As I entered the first room of the exhibit, I saw two almost naked people – a Black woman and man. The figures looked as real as any other wax sculptures I had seen before. I looked at their bodies; I observed what they were dressed up in. They both had almost no clothes except for a piece of robe covering their middles. The woman had her breast exposed. The man had a hunting spear in his right hand. Their surroundings were modeled to depict nature. The whole scene looked like a reenactment of a typical tribal African man and woman. In front of these two people was a plate with their name, age, height, weight, place of birth, tribal affiliation, place of death and cause of death. As my sight was caught back and forth between the two people and the plate, a row of shivers ran through my body. Their eyes were following my eyes! They were not wax figures, but real people! That frightened me. I wanted to look into their eyes, but I felt deeply ashamed to do so. I wanted to look at their bodies again, but I felt somewhat embarrassed, I felt ashamed. After a moment of hesitation, I decided to proceed to the other rooms. What was to follow was even more difficult to assimilate.

The next room had a Black naked woman chained to a bed. Her back was facing me, but I could see her eyes and face through a mirror that was in front of her. Her eyes were the only moving element of the entire setting. Again, there was a descriptive text on a plate in front of her. The text provided “data” on the woman and also some background reading on the treatment of Africans during the colonial era. The rooms that followed had equally disturbing scenes of naked, dead, or tortured people. One room had a series of four chopped heads mounted on stands. The heads were singing classical and gospel music. This scene brought us back to the time when thousands of Africans were killed in order to prove the Nazi theories of racial supremacy. Another room had a similar sight. A woman of the Herero tribe in German South-West Africa (present day Namibia) was washing some skulls in a big kettle. The skulls belonged to the killed members of her village and were intended to prove theories of racial supremacy. The exhibit touched on other topics as well, such as the treatment of Africans in Western Europe and the treatment of the Colored people (of mixed racial descent) in South Africa. All these scenes were grave not only in the message they bore, but also in the way that message was transmitted.

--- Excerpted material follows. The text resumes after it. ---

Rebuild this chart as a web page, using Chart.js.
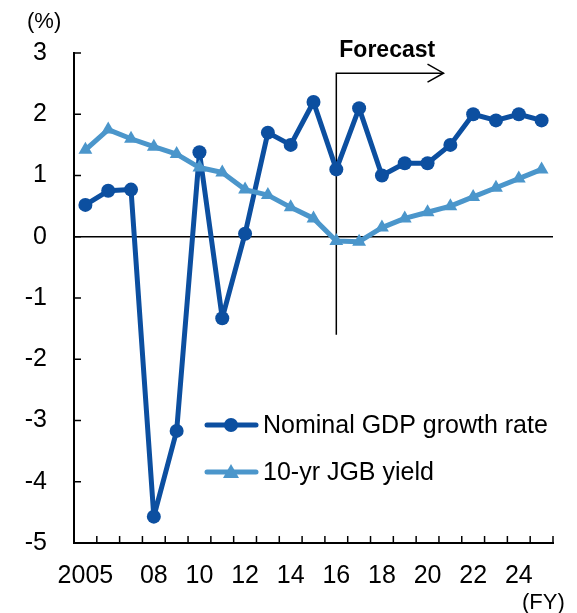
<!DOCTYPE html>
<html>
<head>
<meta charset="utf-8">
<script src="https://cdn.jsdelivr.net/npm/chart.js@4.4.1/dist/chart.umd.min.js"></script>
<style>
html,body{margin:0;padding:0;background:#fff;}
#wrap{width:577px;height:613px;position:relative;}
</style>
</head>
<body>
<div id="wrap"><canvas id="c" width="577" height="613"></canvas></div>
<script>
// ---- data ----
const years = ['2005','2006','2007','2008','2009','2010','2011','2012','2013','2014','2015','2016','2017','2018','2019','2020','2021','2022','2023','2024','2025'];
const xTickLabels = ['2005','','','08','','10','','12','','14','','16','','18','','20','','22','','24',''];
const nominalGdp = [0.52, 0.75, 0.77, -4.57, -3.17, 1.38, -1.33, 0.05, 1.70, 1.50, 2.20, 1.10, 2.10, 1.00, 1.20, 1.20, 1.50, 2.00, 1.90, 2.00, 1.90];
const jgbYield = [1.42, 1.75, 1.60, 1.47, 1.35, 1.13, 1.05, 0.77, 0.68, 0.48, 0.30, -0.07, -0.08, 0.15, 0.30, 0.40, 0.50, 0.65, 0.80, 0.95, 1.10];
const yTicks = [-5, -4, -3, -2, -1, 0, 1, 2, 3];
const seriesNames = ['Nominal GDP growth rate', '10-yr JGB yield'];
const forecastStartIndex = 11; // FY2016

const FONT = '"Liberation Sans", Arial, sans-serif';
const darkBlue = '#0C4FA0';
const lightBlue = '#4B96CB';

const overlay = {
  id: 'overlay',
  beforeDatasetsDraw(chart) {
    const {ctx, chartArea: a, scales: {x, y}} = chart;
    ctx.save();
    ctx.strokeStyle = '#000';
    ctx.lineWidth = 1.5;
    const y0 = y.getPixelForValue(0);
    ctx.beginPath(); ctx.moveTo(a.left, y0); ctx.lineTo(a.right, y0); ctx.stroke();
    yTicks.forEach(v => {
      const py = y.getPixelForValue(v);
      ctx.beginPath(); ctx.moveTo(a.left, py); ctx.lineTo(a.left + 7, py); ctx.stroke();
    });
    const n = years.length;
    for (let i = 1; i <= n; i++) {
      const px = a.left + i * (a.right - a.left) / n;
      ctx.beginPath(); ctx.moveTo(px, a.bottom); ctx.lineTo(px, a.bottom - 7); ctx.stroke();
    }
    const fx = x.getPixelForValue(forecastStartIndex);
    const topY = y.getPixelForValue(2.67);
    const botY = y.getPixelForValue(-1.6);
    const endX = x.getPixelForValue(forecastStartIndex + 4.7);
    ctx.lineWidth = 1.5;
    ctx.beginPath(); ctx.moveTo(fx, botY); ctx.lineTo(fx, topY); ctx.lineTo(endX, topY); ctx.stroke();
    ctx.beginPath(); ctx.moveTo(endX - 16, topY - 9); ctx.lineTo(endX, topY); ctx.lineTo(endX - 16, topY + 9); ctx.stroke();
    ctx.fillStyle = '#000';
    ctx.font = 'bold 23px ' + FONT;
    ctx.textAlign = 'left';
    ctx.textBaseline = 'alphabetic';
    ctx.fillText('Forecast', fx + 3, topY - 16);
    ctx.restore();
  },
  afterDraw(chart) {
    const {ctx} = chart;
    ctx.save();
    ctx.fillStyle = '#000';
    ctx.font = '22px ' + FONT;
    ctx.textAlign = 'left';
    ctx.textBaseline = 'middle';
    ctx.fillText('(%)', 27, 22);
    ctx.fillText('(FY)', 522, 603);
    const items = [
      {name: seriesNames[0], color: darkBlue, y: 425, shape: 'circle'},
      {name: seriesNames[1], color: lightBlue, y: 472, shape: 'triangle'}
    ];
    items.forEach(it => {
      ctx.strokeStyle = it.color; ctx.fillStyle = it.color; ctx.lineWidth = 5;
      ctx.lineCap = 'round';
      ctx.beginPath(); ctx.moveTo(207, it.y); ctx.lineTo(256, it.y); ctx.stroke();
      const cx = 231;
      ctx.beginPath();
      if (it.shape === 'circle') {
        ctx.arc(cx, it.y, 7, 0, Math.PI * 2);
      } else {
        ctx.moveTo(cx, it.y - 8); ctx.lineTo(cx + 8, it.y + 6); ctx.lineTo(cx - 8, it.y + 6); ctx.closePath();
      }
      ctx.fill();
      ctx.fillStyle = '#000';
      ctx.font = '25px ' + FONT;
      ctx.textBaseline = 'middle';
      ctx.fillText(it.name, 263, it.y + 1);
    });
    ctx.restore();
  }
};

new Chart(document.getElementById('c'), {
  type: 'line',
  data: {
    labels: years,
    datasets: [
      {label: seriesNames[0], data: nominalGdp, borderColor: darkBlue, backgroundColor: darkBlue,
       borderWidth: 5, borderJoinStyle: 'round', borderCapStyle: 'round',
       pointStyle: 'circle', pointRadius: 7, pointBorderWidth: 0, pointHoverRadius: 7, order: 2, tension: 0},
      {label: seriesNames[1], data: jgbYield, borderColor: lightBlue, backgroundColor: lightBlue,
       borderWidth: 5, borderJoinStyle: 'round', borderCapStyle: 'round',
       pointStyle: 'triangle', pointRadius: 8, pointBorderWidth: 0, pointHoverRadius: 8, order: 1, tension: 0}
    ]
  },
  options: {
    responsive: false,
    animation: false,
    layout: {padding: {top: 53, right: 24, left: 0, bottom: 0}},
    plugins: {legend: {display: false}, tooltip: {enabled: false}},
    scales: {
      x: {
        type: 'category', offset: true,
        grid: {display: false, drawTicks: false},
        border: {display: true, color: '#000', width: 2},
        ticks: {autoSkip: false, maxRotation: 0, minRotation: 0, padding: 18, color: '#000',
          font: {family: FONT, size: 25},
          callback: (v, i) => xTickLabels[i]},
        afterFit: s => { s.height = 70; }
      },
      y: {
        min: -5, max: 3,
        grid: {display: false, drawTicks: false},
        border: {display: true, color: '#000', width: 2},
        ticks: {stepSize: 1, padding: 27, color: '#000', font: {family: FONT, size: 25}},
        afterFit: s => { s.width = 74; }
      }
    }
  },
  plugins: [overlay]
});
</script>
</body>
</html>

Exhibit A was very different from any other exhibit precisely because it was a human zoo. It was striking and emotionally heavy for me to watch those people pose for us. I felt as if I had been transported back into the times of the events represented. I felt as if my bones were crushed by the gravity of the message and the sufferings of those people. Exhibit A was an immersion into the colonial history of South Africa in particular and the broader African continent in general. It was an immersion that no textbook could provide.

-C.G.

       My Freedom, My Expression

This was our first visual/fine art exhibition. It featured pieces created by artists from across the Eastern Cape. Run and presented by the Eastern Cape Department of Sports, Recreation, Arts & Culture, it was a testament to the work that government is doing to promote the arts. Reflecting on the work of artists past, the artists whose works were shown drew from South Africa’s rich and troubling past, allowing us to view it through a contemporary artist’s lens. The artists that worked in clay and ceramics had, for me, the most beautiful pieces. It was interesting to note that it was part of a continuing series that, last year, required artists to work from the inspiration of a single renowned artist and this year it is aptly named because the artists were given license to create whatever they wanted. The province is definitely fostering a great culture of having artists learn from other artists and work interpretively before letting them go off on their own – I think it does a lot for the education of the artists and if the pieces on exhibit are any indicator of the effectiveness of such, then it’s working perfectly!